**Task brief**
Retype exactly what appears below from the line containing "Write a web" down to the line containing "curve('AC', acPts, true);", keeping both end lines. Do not include pictures.

**Records**
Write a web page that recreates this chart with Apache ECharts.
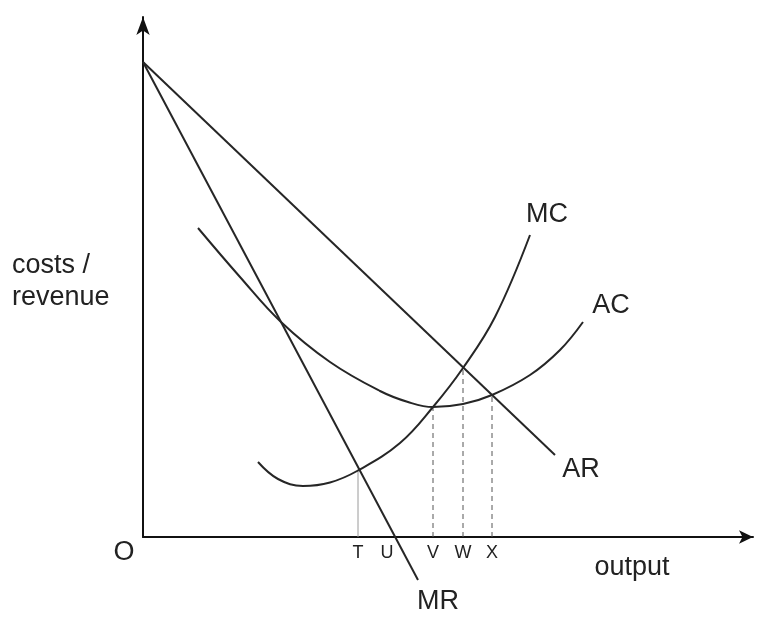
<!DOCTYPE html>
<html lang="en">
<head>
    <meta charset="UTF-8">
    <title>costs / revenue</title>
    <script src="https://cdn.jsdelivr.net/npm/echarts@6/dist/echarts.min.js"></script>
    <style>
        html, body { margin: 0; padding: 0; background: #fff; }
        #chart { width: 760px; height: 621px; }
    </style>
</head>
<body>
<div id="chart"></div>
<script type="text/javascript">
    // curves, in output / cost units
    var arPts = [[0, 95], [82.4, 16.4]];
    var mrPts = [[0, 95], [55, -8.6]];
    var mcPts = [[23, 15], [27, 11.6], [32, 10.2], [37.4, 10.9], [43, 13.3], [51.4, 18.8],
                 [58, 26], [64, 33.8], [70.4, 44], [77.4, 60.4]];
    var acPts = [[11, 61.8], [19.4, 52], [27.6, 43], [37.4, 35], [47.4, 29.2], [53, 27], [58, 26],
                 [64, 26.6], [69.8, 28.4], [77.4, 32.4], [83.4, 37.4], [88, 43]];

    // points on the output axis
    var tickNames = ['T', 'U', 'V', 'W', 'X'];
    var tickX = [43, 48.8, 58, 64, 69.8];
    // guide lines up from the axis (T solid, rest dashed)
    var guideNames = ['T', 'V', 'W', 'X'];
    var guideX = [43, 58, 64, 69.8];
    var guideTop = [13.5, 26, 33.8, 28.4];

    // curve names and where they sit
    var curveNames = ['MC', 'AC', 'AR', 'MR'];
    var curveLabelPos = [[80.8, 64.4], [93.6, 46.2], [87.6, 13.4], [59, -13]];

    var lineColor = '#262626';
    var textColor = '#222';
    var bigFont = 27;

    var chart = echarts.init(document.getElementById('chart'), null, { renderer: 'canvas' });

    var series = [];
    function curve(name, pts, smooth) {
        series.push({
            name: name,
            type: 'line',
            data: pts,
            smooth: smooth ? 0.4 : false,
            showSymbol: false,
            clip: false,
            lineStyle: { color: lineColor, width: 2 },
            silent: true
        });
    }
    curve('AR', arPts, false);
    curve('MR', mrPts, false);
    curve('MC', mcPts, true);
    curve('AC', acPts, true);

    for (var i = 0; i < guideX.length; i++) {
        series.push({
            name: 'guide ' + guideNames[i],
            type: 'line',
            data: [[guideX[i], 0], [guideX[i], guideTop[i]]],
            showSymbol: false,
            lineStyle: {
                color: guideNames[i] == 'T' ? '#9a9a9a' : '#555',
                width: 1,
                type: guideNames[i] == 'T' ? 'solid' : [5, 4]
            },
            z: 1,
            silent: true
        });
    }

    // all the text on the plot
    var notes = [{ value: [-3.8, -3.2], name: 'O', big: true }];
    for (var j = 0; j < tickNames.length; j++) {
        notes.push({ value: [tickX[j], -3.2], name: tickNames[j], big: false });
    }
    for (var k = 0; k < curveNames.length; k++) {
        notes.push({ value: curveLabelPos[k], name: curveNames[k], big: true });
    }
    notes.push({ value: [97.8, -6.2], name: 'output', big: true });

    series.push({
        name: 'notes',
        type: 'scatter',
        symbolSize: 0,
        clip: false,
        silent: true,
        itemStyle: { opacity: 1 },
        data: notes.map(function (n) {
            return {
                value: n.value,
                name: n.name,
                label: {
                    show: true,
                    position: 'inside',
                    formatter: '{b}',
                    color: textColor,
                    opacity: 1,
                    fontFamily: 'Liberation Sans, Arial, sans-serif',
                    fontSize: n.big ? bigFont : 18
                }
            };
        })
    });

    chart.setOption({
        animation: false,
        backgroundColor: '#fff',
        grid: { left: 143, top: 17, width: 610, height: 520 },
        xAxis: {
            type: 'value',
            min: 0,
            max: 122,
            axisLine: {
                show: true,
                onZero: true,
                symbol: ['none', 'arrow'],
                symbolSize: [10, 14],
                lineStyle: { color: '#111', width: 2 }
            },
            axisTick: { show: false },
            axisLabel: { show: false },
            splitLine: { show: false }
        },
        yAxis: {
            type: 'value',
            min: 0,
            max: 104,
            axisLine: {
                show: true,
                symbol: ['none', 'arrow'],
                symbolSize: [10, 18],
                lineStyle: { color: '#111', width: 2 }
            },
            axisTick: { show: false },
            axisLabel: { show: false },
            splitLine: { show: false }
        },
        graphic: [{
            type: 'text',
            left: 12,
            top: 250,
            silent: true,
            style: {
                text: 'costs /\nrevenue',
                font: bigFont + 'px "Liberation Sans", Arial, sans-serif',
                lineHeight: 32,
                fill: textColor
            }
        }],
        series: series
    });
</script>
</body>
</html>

==

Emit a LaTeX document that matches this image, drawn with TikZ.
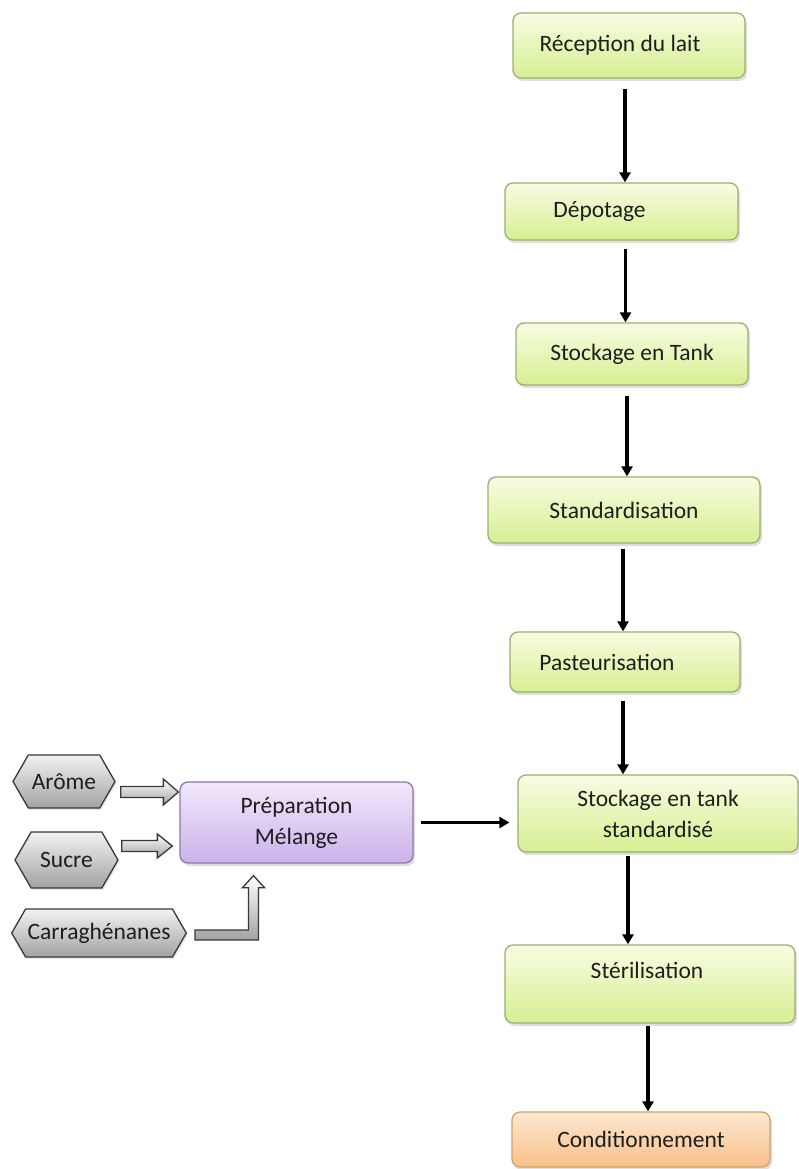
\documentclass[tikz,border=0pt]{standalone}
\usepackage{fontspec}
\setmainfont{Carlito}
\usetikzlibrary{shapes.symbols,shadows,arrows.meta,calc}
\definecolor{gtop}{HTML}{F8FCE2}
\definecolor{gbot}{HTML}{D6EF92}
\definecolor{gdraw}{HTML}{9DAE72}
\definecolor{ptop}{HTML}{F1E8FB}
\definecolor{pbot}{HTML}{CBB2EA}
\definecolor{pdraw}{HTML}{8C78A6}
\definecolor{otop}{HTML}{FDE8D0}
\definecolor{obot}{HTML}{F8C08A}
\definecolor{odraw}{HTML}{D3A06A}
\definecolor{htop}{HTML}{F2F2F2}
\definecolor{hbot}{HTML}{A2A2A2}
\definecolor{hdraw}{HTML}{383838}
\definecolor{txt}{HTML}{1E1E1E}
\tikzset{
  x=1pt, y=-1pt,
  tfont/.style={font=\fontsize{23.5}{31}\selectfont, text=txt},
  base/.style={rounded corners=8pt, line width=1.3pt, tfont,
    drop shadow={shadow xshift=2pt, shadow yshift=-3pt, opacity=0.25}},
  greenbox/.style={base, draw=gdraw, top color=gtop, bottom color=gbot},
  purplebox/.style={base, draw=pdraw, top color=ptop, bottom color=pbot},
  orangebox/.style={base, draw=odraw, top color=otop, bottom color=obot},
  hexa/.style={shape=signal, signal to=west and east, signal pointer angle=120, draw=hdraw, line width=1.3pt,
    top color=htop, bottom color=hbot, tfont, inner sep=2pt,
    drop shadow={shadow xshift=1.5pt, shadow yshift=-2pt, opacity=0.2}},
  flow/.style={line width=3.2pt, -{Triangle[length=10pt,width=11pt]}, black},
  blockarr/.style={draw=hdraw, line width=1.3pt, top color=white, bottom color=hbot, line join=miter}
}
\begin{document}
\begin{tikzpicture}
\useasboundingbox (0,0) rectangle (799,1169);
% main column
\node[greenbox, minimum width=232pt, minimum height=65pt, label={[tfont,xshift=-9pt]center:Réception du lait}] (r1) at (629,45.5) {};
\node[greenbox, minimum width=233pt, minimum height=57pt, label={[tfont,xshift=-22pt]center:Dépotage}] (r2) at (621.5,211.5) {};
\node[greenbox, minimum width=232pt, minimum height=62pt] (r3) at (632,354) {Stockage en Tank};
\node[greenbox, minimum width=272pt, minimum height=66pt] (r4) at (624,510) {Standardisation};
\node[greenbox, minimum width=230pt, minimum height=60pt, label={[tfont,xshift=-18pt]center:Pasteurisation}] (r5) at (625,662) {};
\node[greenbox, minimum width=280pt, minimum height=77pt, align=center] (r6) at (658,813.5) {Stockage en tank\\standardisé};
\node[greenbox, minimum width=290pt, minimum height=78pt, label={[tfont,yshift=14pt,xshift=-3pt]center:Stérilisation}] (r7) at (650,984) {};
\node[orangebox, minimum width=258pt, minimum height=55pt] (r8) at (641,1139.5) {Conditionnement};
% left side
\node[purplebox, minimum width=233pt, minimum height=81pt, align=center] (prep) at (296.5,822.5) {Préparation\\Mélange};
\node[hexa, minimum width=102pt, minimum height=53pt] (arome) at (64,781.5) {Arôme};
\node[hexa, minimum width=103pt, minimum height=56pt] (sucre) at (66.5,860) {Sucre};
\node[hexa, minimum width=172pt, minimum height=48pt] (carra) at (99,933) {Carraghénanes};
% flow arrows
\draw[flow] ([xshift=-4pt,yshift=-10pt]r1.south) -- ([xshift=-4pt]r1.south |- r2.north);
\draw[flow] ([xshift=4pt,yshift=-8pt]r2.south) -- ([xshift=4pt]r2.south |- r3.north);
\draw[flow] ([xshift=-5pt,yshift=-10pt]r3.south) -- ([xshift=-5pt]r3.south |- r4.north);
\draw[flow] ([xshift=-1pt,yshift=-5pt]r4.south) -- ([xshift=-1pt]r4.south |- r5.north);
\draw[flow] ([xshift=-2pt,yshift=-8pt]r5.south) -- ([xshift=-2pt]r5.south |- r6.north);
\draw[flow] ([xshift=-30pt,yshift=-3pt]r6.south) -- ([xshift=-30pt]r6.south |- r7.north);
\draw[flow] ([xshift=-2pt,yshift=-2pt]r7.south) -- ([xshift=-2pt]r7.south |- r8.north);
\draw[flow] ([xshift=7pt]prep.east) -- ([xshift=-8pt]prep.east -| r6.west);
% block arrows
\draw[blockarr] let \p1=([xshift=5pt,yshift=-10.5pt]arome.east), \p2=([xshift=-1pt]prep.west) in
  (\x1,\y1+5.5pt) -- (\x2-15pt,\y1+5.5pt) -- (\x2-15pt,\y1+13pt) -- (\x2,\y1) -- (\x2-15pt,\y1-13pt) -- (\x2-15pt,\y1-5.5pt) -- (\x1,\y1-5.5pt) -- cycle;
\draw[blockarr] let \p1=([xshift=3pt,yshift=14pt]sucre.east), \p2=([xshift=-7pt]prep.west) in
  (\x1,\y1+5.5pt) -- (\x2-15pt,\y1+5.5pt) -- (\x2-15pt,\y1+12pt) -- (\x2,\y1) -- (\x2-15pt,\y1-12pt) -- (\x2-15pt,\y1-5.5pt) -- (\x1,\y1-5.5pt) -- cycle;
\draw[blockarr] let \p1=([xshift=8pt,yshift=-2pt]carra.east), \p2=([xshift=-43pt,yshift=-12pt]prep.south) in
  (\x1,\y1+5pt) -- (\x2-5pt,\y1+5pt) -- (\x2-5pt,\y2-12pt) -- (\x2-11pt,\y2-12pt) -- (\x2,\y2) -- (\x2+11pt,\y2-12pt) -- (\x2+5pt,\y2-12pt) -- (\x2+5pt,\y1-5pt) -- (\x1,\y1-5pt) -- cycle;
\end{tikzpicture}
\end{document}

**The answer**
Write a web page that recreates this chart with Apache ECharts.
<!DOCTYPE html>
<html lang="en">
<head>
    <meta charset="UTF-8">
    <title>costs / revenue</title>
    <script src="https://cdn.jsdelivr.net/npm/echarts@6/dist/echarts.min.js"></script>
    <style>
        html, body { margin: 0; padding: 0; background: #fff; }
        #chart { width: 760px; height: 621px; }
    </style>
</head>
<body>
<div id="chart"></div>
<script type="text/javascript">
    // curves, in output / cost units
    var arPts = [[0, 95], [82.4, 16.4]];
    var mrPts = [[0, 95], [55, -8.6]];
    var mcPts = [[23, 15], [27, 11.6], [32, 10.2], [37.4, 10.9], [43, 13.3], [51.4, 18.8],
                 [58, 26], [64, 33.8], [70.4, 44], [77.4, 60.4]];
    var acPts = [[11, 61.8], [19.4, 52], [27.6, 43], [37.4, 35], [47.4, 29.2], [53, 27], [58, 26],
                 [64, 26.6], [69.8, 28.4], [77.4, 32.4], [83.4, 37.4], [88, 43]];

    // points on the output axis
    var tickNames = ['T', 'U', 'V', 'W', 'X'];
    var tickX = [43, 48.8, 58, 64, 69.8];
    // guide lines up from the axis (T solid, rest dashed)
    var guideNames = ['T', 'V', 'W', 'X'];
    var guideX = [43, 58, 64, 69.8];
    var guideTop = [13.5, 26, 33.8, 28.4];

    // curve names and where they sit
    var curveNames = ['MC', 'AC', 'AR', 'MR'];
    var curveLabelPos = [[80.8, 64.4], [93.6, 46.2], [87.6, 13.4], [59, -13]];

    var lineColor = '#262626';
    var textColor = '#222';
    var bigFont = 27;

    var chart = echarts.init(document.getElementById('chart'), null, { renderer: 'canvas' });

    var series = [];
    function curve(name, pts, smooth) {
        series.push({
            name: name,
            type: 'line',
            data: pts,
            smooth: smooth ? 0.4 : false,
            showSymbol: false,
            clip: false,
            lineStyle: { color: lineColor, width: 2 },
            silent: true
        });
    }
    curve('AR', arPts, false);
    curve('MR', mrPts, false);
    curve('MC', mcPts, true);
    curve('AC', acPts, true);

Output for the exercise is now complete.